The latter part of the 1970s presented an ideal scenario for Storebrand to re-establish itself within the Canadian Market. The new management team in Toronto found itself in the midst of a period of rapid growth for reinsurance premiums in Canada. A look at the figures for the reinsurers (excluding companies who are direct writers in Canada as well as reinsurers) Shows reinsurance premiums doubled between the end of 1975 and the end of 1980[see accompanying table]. In force sums reinsured rose to almost ten billion dollars – an increase of 150%. The numbers for new business sums reinsured likewise increased by almost 190%.
Storebrand International Reinsurance Company took an aggressive stance in late 1977 and thereafter in its pricing of reinsurance both for facultative underwriting and actuarial quotations. A transfer of just over $1,000,000 was made from the Head Office in Oslo (supported by the two Danish partners) to the branch in Toronto. There was now no doubt that the company was in Canada to stay and encouragement to increase Storebrand’s prestige and market share was forthcoming in tangible terms.

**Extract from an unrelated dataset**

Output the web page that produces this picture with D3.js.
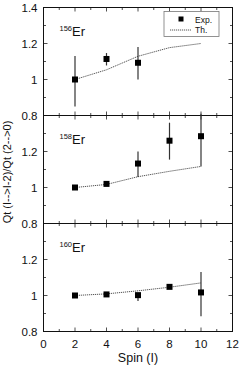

In spite of the fact that Storebrand International had started to provide lower reinsurance costs to direct writing companies in late 1977 and thereafter, the early results were somewhat disappointing. Life insurance companies in Canada were, in 1977 through 1979 period, reluctant to change the status quo concerning their reinsurance outlets. Storebrand International, as well as other “new” reinsurers, were often providing the better (i.e. Lower) reinsurance costs but were losing at the final decision time to the existing reinsurer who was being asked after the fact to “match” or “beat” the lower cost. In fact, some 94% of all new sums reinsured in 1975 were going to the three larger reinsurers – Canadian Reassurance, Mercantile & General, and Munich Re & Victory. Comparable dominance of premiums (83%) and in force sums reinsured (93%) also existed at December 1975.
The early frustrations soon diminished, existing only in very isolated instances, as the “new” reinsurers including Storebrand International became acceptable alternatives in Canada to the big three. By offering an alternative reinsurer that was flexible and operated on lower expense margins, Storebrand International increased its market share of reinsurance premium income from 1.6% in 1975 to 7.5% in 1980. the impact on the three major reinsurers of the new competitiveness was a reduction to 70% of total reinsurance premiums, 82% of inforce sums reinsured and 80% of new sums reinsured.
The 1,000% increase in the number of cessions to be processed per year and the increase in facultative underwriting volume of the same magnitude, has meant a 50% increase in Storebrand International’s staff size over the last four years.
Storebrand International is now firmly entrenched in the Canadian life industry and has re-established itself as a viable alternative to the three major reinsurers. The market itself has changed and the decade of the ‘80s should offer life companies a competitive and varied source of reinsurance companies from which to choose.